On 19 August 2013 15:04, Wookey wookey@wookware.org wrote:
Debconf13 (last week) considered the matter of bare-metal cross-toolchains in Debian. Ideally we would have one toolchain source package from which the existing linux native compilers, and cross-compilers are built, including bare-metal cross-compilers. There is already mechanism for adding patches for particular gcc builds, so so long as the patch set is manageable and trackable, this would be nice, and futureproof, as eventually the patch set should just evaporate as it gets upstreamed.
The alternative it to simply repack the existing linaro cross-toolchain sources, but them we get to keep doing that for new releases, and we have gratuitous extra copies of gcc sources and corresponding differences between A* and M* toolchains/versions.
The linaro embedded toolchains (https://launchpad.net/gcc-arm-embedded/4.7/4.7-2013-q1-update) are good, and work, both for M0 and M3. But building nominally the same thing from upstream gcc gets something where M3 works but M0 doesn't.
OK - These aren't Linaro owned tools. They are produced by ARM. We link to them to make sure people can find the tools they need.
Can you expand (possibly in a separate thread) on "M3 works but M0 doesn't"? I'd expect the gcc-arm-embedded tools to support all M-profile cores out of the box.
Also they are gcc 4.7 based whilst Debian is moving to a 4.8 default.
If history is anything to go by there will be a 4.8 release of that toolchain sometime in Q4 2013.
We peered at checkouts from linaro and upstream and tried to work out what the linaro patch-set for this toolchain is, and exactly where it branched off upstream, but it was confusing with a lot of noise due to version skew around some actually relevant changes.
So, in order to work out if we can in fact build our bare-metal toolchains from the same sources as the existing toolchains we need to know what the actual patch-set you are maitaining looks like, and what is already upstreamed in which gcc branch/release and when the remaining patches will go upstream. Also what the 4.7 vs 4.8 status is. Knowing how this stuff is tracked might be even more useful over the longer term.
Is there such info online somewhere? If not please elaborate.
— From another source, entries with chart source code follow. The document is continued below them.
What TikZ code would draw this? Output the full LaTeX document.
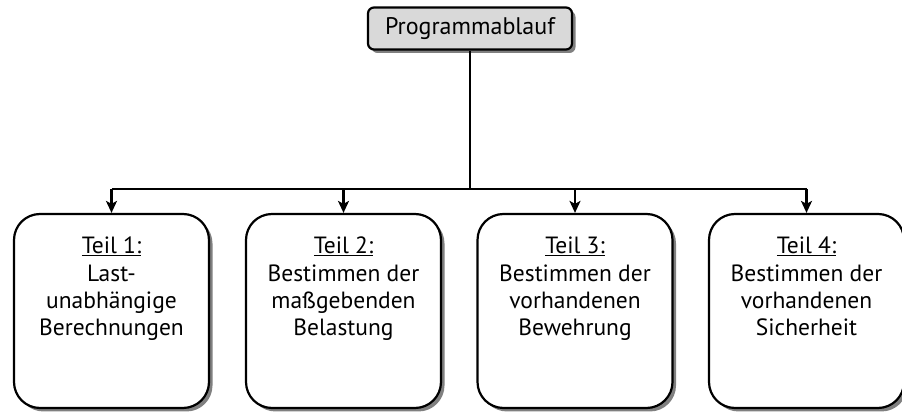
\documentclass[tikz,border=0pt]{standalone}
\usepackage{fontspec}
\setmainfont{PT Sans}
\usetikzlibrary{arrows.meta,shadows}
\begin{document}
\begin{tikzpicture}[x=1pt,y=1pt,
  shad/.style={drop shadow={shadow xshift=3.5pt, shadow yshift=-3.5pt, fill=black!50, opacity=1}},
  part/.style={draw=black, line width=2.2pt, rounded corners=26pt, fill=white,
    minimum width=195pt, minimum height=194pt, inner sep=0pt, shad},
  head/.style={draw=black, line width=2.2pt, rounded corners=6pt, fill=black!15,
    minimum width=204pt, minimum height=42pt, inner sep=0pt, shad,
    font=\fontsize{24}{28}\selectfont},
  txt/.style={anchor=north, align=center, inner sep=0pt,
    font=\fontsize{23.5}{27}\selectfont},
  conn/.style={line width=2.4pt},
  arr/.style={line width=2.2pt, -{Stealth[length=12pt,width=11pt,inset=3pt]}}
]
\useasboundingbox (0,0) rectangle (902,414);
\node[head] (top) at (470,385.5) {Programmablauf};
\node[part] (p1) at (111.5,103) {};
\node[part] (p2) at (343.5,103) {};
\node[part] (p3) at (575,103) {};
\node[part] (p4) at (806.5,103) {};
\node[txt] (t1) at ([yshift=-24pt]p1.north) {\underline{Teil 1:}\\[1pt] Last-\\ unabhängige\\ Berechnungen};
\node[txt] (t2) at ([yshift=-24pt]p2.north) {\underline{Teil 2:}\\[1pt] Bestimmen der\\ maßgebenden\\ Belastung};
\node[txt] (t3) at ([yshift=-24pt]p3.north) {\underline{Teil 3:}\\[1pt] Bestimmen der\\ vorhandenen\\ Bewehrung};
\node[txt] (t4) at ([yshift=-24pt]p4.north) {\underline{Teil 4:}\\[1pt] Bestimmen der\\ vorhandenen\\ Sicherheit};
\coordinate (j) at (top.south |- 0,225);
\draw[conn] (top.south) -- (j);
\draw[conn] (p1.north |- j) -- (p4.north |- j);
\foreach \i in {1,2,3,4} \draw[arr] (p\i.north |- j) -- (p\i.north);
\end{tikzpicture}
\end{document}
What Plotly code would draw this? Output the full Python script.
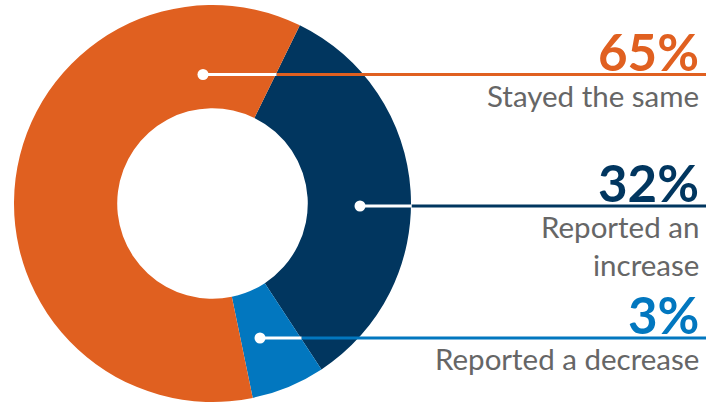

A mechanism for keeping the (newly-formed) Debian cross-compiler team sufficiently in the loop is probably what's needed in the longer term, unless this is all just about to get upstreamed anyway and the issue will soon become moot...?
The Linaro branch for 4.8 is in the main SVN repository for GCC: svn://gcc.gnu.org/branches/linaro/gcc-4_8-branch
And we use svn merge to keep track of merge data.
We work by getting patches accepted into trunk and then backporting them - so every substantive patch is a backport from trunk. There are some patches in the Linaro branch which are not also in trunk - but these all relate to release stuff - and so don't make any difference to the code generation.
Personally, even if you end up just using the Debian patchset by default (which will not be a terrible starting point), you should take a look at the way the GCC ARM Embedded toolchain configures multilib for bare-metal. These are a good starting point for choosing a set of multilibs to build.